Aufgrund dieser Rechtslage kann die anzurechnende Körperschaftsteuer nicht mit einem Einkommensteuer-Erstattungsanspruch verglichen werden. Dieser Vergleich berücksichtigt nicht die besondere (Doppel-)Natur der anzurechnenden Körperschaftsteuer, die sich aus der Konstruktion des Anrechnungsverfahrens ergibt.

c) Im Streitfall sind die (Netto-)Dividenden betriebliche Einnahmen. Die Aktien, aufgrund derer die Dividenden gezahlt wurden, gehörten zu dem Betriebsvermögen des von dem Vater des Klägers betriebenen Bankgeschäfts. Die Qualifikation der Einkünfte als gewerblich hat Vorrang (§ 20 Abs. 3 EStG). Dementsprechend sind auch die anzurechnenden Körperschaftsteuern als Einkünfte aus Gewerbebetrieb zu erfassen.

d) Der Senat kann dahinstehen lassen, ob die anzurechnende Körperschaftsteuer die Voraussetzungen eines Wirtschaftsgutes erfüllt; denn der sich nach dem Betriebsvermögensvergleich ergebende steuerliche Gewinn ist um alle betrieblich veranlaßten Wertzugänge zu erhöhen, mögen diese auch nicht zur (weiteren) betrieblichen Nutzung geeignet und bestimmt sein (vgl.

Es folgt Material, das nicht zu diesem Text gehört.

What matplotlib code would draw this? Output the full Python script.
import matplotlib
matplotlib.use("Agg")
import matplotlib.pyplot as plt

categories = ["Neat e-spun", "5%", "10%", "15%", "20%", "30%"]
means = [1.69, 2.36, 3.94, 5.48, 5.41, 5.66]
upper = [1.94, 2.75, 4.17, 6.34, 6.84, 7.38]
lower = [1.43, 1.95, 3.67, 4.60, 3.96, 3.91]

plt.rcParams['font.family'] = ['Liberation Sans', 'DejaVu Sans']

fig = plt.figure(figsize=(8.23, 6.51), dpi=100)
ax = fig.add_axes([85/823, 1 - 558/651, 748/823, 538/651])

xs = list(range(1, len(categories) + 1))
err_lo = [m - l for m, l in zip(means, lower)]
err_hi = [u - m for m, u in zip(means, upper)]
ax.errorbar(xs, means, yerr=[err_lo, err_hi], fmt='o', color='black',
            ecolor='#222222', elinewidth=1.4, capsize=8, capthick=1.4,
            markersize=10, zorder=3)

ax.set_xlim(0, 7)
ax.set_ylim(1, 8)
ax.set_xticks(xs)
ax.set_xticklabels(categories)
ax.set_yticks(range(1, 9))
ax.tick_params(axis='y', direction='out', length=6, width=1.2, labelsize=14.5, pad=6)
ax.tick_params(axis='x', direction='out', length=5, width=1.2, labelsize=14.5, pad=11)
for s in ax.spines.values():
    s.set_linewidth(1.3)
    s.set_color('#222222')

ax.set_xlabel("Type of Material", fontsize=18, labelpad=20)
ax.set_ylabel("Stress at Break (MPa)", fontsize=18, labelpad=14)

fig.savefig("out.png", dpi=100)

Urteile des Bundesfinanzhofs - BFH - vom 22. Juli 1988 III R 175/85, BFHE 154, 218, BStBl II 1988, 995; und vom 20. April 1989 IV R 106/87, BFHE 157, 118, BStBl II 1989, 641). Ebenso wie im Falle von Betriebseinnahmen (dazu vgl. BFH-Urteil vom 17. April 1986 IV R 115/84, BFHE 146, 419, BStBl II 1986, 607) setzt auch der durch Betriebsvermögensvergleich ermittelte Ertrag nicht voraus, daß der entsprechende Zugang (Zufluß) Gegenstand des Betriebsvermögens wird.